To clarify, I think in this context I’ve only said that the claim “The minimax regret rule (sec 5.4.2 of Bradley (2012)) is equivalent to EV max w.r.t. the distribution in your representor that induces maximum regret” (and maybe the claim after it) was “false/nonsense” — in particular, because it doesn’t make sense to talk about a distribution that induces maximum regret (without reference to a particular action) — which I’m guessing you agree with.

I wanted to say that I endorse the following:

Neither of the two decision rules you mentioned is (in general) consistent with any EV max if we conceive of it as giving your preferences (not just picking out a best option), nor if we conceive of it as telling you what to do on each step of a sequential decision-making setup.

I think basically any setup is an example for either of these claims. Here’s a canonical counterexample for the version with preferences and the max_{actions} min_{probability distributions} EV (i.e., infrabayes) decision rule, i.e. with our preferences corresponding to the min_{probability distributions} EV ranking:

Let a and c be actions and let b be flipping a fair coin and then doing a or c depending on the outcome.
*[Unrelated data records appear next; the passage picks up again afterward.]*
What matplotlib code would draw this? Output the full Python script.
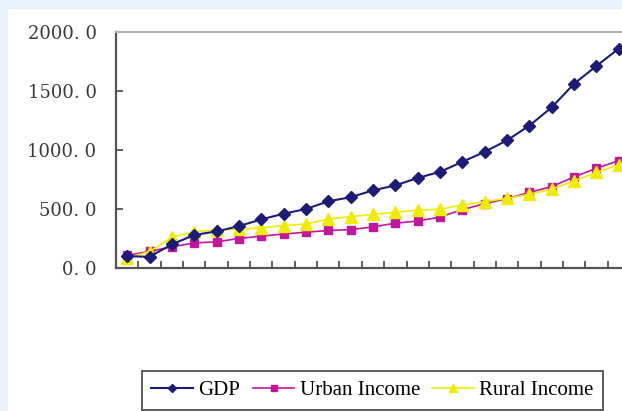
import matplotlib.pyplot as plt
from matplotlib.patches import Rectangle

# values (23 years, base ~100)
gdp = [100, 95, 200, 280, 310, 355, 412, 460, 500, 565, 600, 658, 700,
       763, 815, 900, 985, 1082, 1207, 1362, 1562, 1712, 1860]
urban = [108, 140, 180, 212, 222, 250, 270, 288, 303, 318, 325, 348, 380,
         398, 432, 495, 545, 588, 640, 690, 772, 845, 910]
rural = [88, 138, 260, 308, 322, 328, 340, 360, 372, 415, 435, 455, 472,
         490, 498, 534, 562, 590, 625, 668, 738, 810, 875]
yticks = [0, 500, 1000, 1500, 2000]

x = list(range(len(gdp)))

fig = plt.figure(figsize=(6.22, 4.11), dpi=100)
fig.patch.set_facecolor('#e8f0f9')
fig.patches.append(Rectangle((8 / 622, 0), 1, 1 - 9 / 411, transform=fig.transFigure,
                             facecolor='white', edgecolor='none', zorder=-10))

ax = fig.add_axes([116 / 622, 143 / 411, 514 / 622, 236 / 411])
ax.set_facecolor('white')

ax.plot(x, gdp, color='#1c1c78', lw=1.5, marker='D', ms=6.5, label='GDP', zorder=4)
ax.plot(x, urban, color='#c4169c', lw=1.2, marker='s', ms=5.5, label='Urban Income', zorder=3)
ax.plot(x, rural, color='#f0ec00', lw=1.2, marker='^', ms=8, label='Rural Income', zorder=3)

ax.set_xlim(-0.5, len(gdp) - 0.5)
ax.set_ylim(0, 2000)
ax.set_xticks([i + 0.5 for i in range(len(gdp))])
ax.set_xticklabels([])
ax.set_yticks(yticks)
ax.set_yticklabels(['%d. 0' % v for v in yticks], family='DejaVu Serif',
                   fontsize=13, color='#3a3a3a')
ax.tick_params(axis='x', direction='in', length=5, width=1.2, color='#444444')
ax.tick_params(axis='y', direction='in', length=5, width=1.2, color='#444444', pad=14)

for s in ['left', 'bottom']:
    ax.spines[s].set_color('#555555')
    ax.spines[s].set_linewidth(1.6)
ax.spines['top'].set_color('#b0b0b0')
ax.spines['top'].set_linewidth(1.5)
ax.spines['right'].set_visible(False)

leg = fig.legend(loc='center', bbox_to_anchor=(0.599, 0.05), ncol=3, frameon=True,
                 fancybox=False, prop={'family': 'Liberation Serif', 'size': 15},
                 handlelength=2.0, handletextpad=0.25, columnspacing=0.6,
                 markerscale=0.7, borderpad=0.45, borderaxespad=0)
leg.get_frame().set_edgecolor('#333333')
leg.get_frame().set_linewidth(1.4)

fig.savefig('out.png', dpi=100, facecolor=fig.get_facecolor())
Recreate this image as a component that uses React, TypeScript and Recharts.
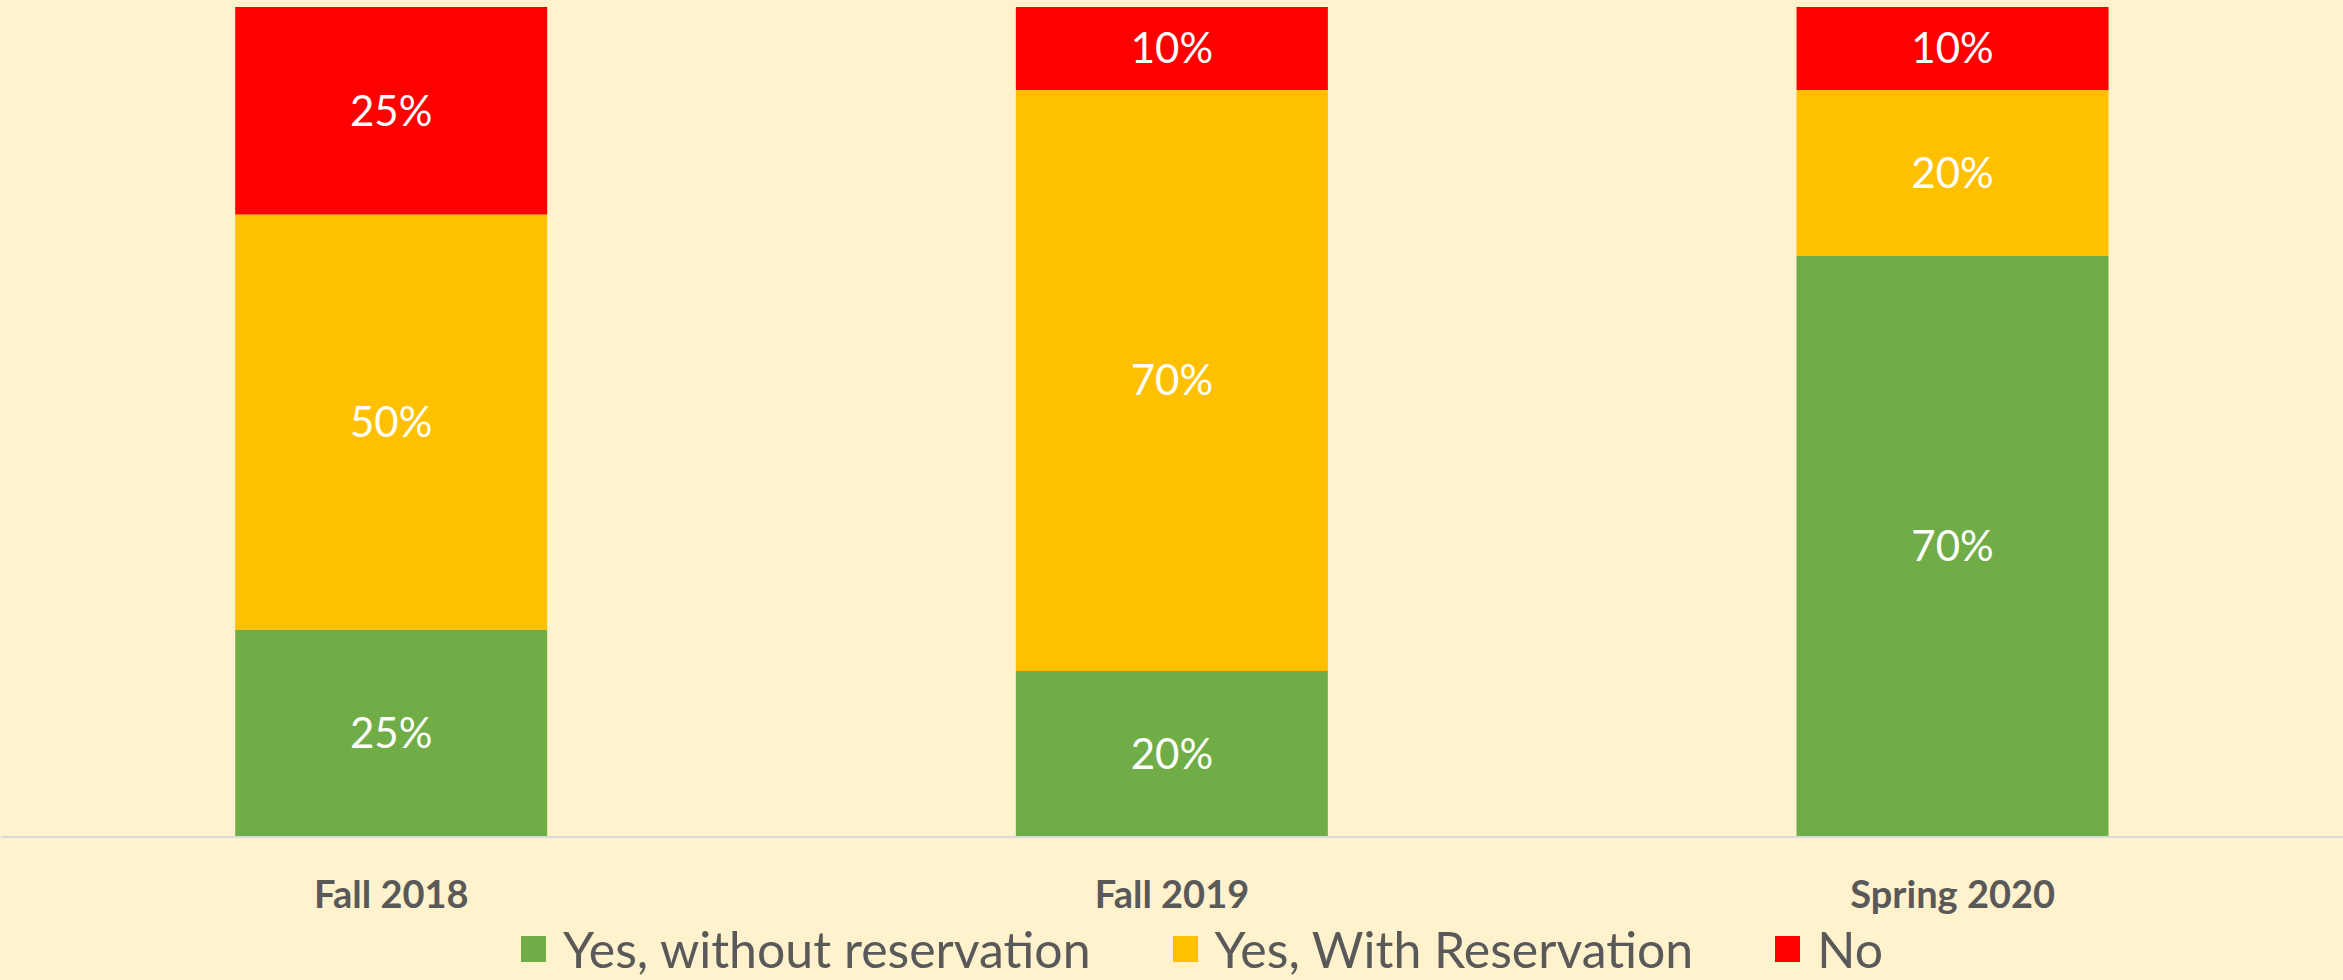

It is easy to construct a case where the max-min rule strictly prefers b to a and also strictly prefers b to c, and indeed where this preference is strong enough that the rule still strictly prefers b to a small enough sweetening of a and also still prefers b to a small enough sweetening of c (in fact, a generic setup will have such a triple). Call these sweetenings a+ and c+ (think of these as a-but-you-also-get-one-cent or a-but-you-also-get-one-extra-moment-of-happiness or whatever; the important thing is that all utility functions under consideration should consider this one cent or one extra moment of happiness or whatever a positive). However, every EV max rule (that cares about the one cent) will strictly disprefer b to at least one of a+ or c+, because if that weren’t the case, the EV max rule would need to weakly prefer b over a coinflip between a+ and c+, but this is just saying that the EV max rule weakly prefers b to b+, which contradicts with it caring about sweetening. So these min preferences are incompatible with maximizing any EV.

There is a canonical way in which a counterexample in preference-land can be turned into a counterexample in sequential-decision-making-land: just make the “sequential” setup really just be a two-step game where you first randomly pick a pair of actions to give the agent a choice between, and then the agent makes some choice. The game forces the max min agent to “reveal its preferences” sufficiently for its policy to be revealed to be inconsistent with EV maxing. (This is easiest to see if the agent is forced to just make a binary choice. But it’s still true even if you avoid the strictly binary choice being forced upon the agent by saying that the agent still has access to (internal) randomization.)

Regarding the Thornley paper you link: I’ve said some stuff about it in my earlier comments; my best guess for what to do next would be to prove some theorem about behavior that doesn’t make explicit use of a completeness assumption, but also it seems likely that this would fail to relate sufficiently to our central disagreements to be worthwhile. I guess I’m generally feeling like I might bow out of this written conversation soon/now, sorry! But I’d be happy to talk more about this synchronously — if you’d like to schedule a meeting, feel free to message me on the LW messenger.